This all seems very confused. Importing the car is a function of Customs & Excise not the Immigration Dept. As I understand it the information you have been given is out of date. The duty free concession for retired people is no longer applicable but the import of a car which is a personal possession is duty free.

Unless Immigration has changed the rules then the objections you have been given are nonsense. As far as 2 types of yellow slip are concerned I have never heard of this. The yellow slip relates to residency not age or employment.

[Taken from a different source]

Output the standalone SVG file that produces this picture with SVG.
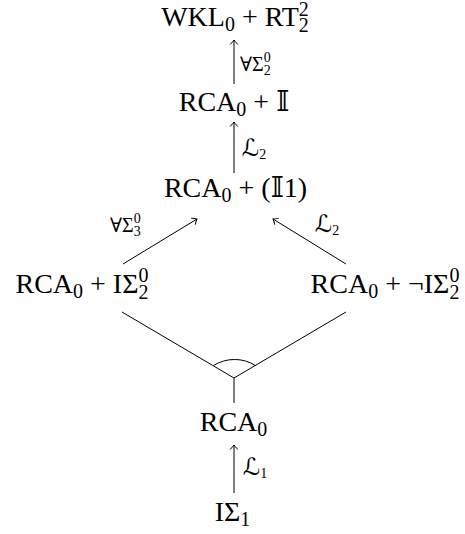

I would ask to see the Immigration lady's boss and request clarification.

Pete


----------



## dons1 (Apr 6, 2012)

Thanks for the advice, you can't apply for the car as part of your personal property unless you have a yellow slip or residency permit, this is what we were told by customs at larnaca because if you are going to use the car for work you have to pay the duty, there is no other person at derinya immigration just this lady ( she is the boss) I have rung pafos and larnaca they said she is wrong, she says they are doing to wrong, can't get through to Nicosia they don't answer the phone, I'm stuck


----------



## PeteandSylv (Sep 24, 2008)

I believe you have been informed wrongly. Why not make the application at Customs to import the car as personal property and see if they require a yellow slip? In our case they did not and this requirement would also mean that a non-resident with property here who wishes to import a car could not do so as personal property.

You could inform the lady at Immigration what you have told us and ask her to speak to Larnaca and/or Paphos to confirm the situation. If she insists she is right you could make a trip to Larnaca and attempt the application there.

There is a very helpful Citizen's Advice office in Paphos that helps iron out these situations. It might be worth seeing if there is one in your locale.

Pete


----------



## Veronica (Apr 5, 2008)

This all sounds like total nonsense to me. I know of many people who have imported their cars as personal property and had no trouble at all. As it takes some time to get your yellow slip it would be total nonsense to expect you to have a yellow slip when you first arrive.
I don't know what they feed them in Larnaca but I think it must contain a fair amount of whacky backy


----------



## Guest (Mar 11, 2013)

PeteandSylv said:


> I believe you have been informed wrongly. Why not make the application at Customs to import the car as personal property and see if they require a yellow slip? In our case they did not and this requirement would also mean that a non-resident with property here who wishes to import a car could not do so as personal property.
> 
> You could inform the lady at Immigration what you have told us and ask her to speak to Larnaca and/or Paphos to confirm the situation. If she insists she is right you could make a trip to Larnaca and attempt the application there.
> 
> ...


In one thing you are wrong Pete. You can only import a car as personal property if you are going to transfer your residence, not as a UK resident with holiday property in Cyprus.

But for the yellow slip when importing the car that is rubbish. I have talked to customs today in Limassol about my car and they only want the car papers and after paying Customs Clearence I will get my form to be able to drive until registration and permission to stay is fixed.

Anders


----------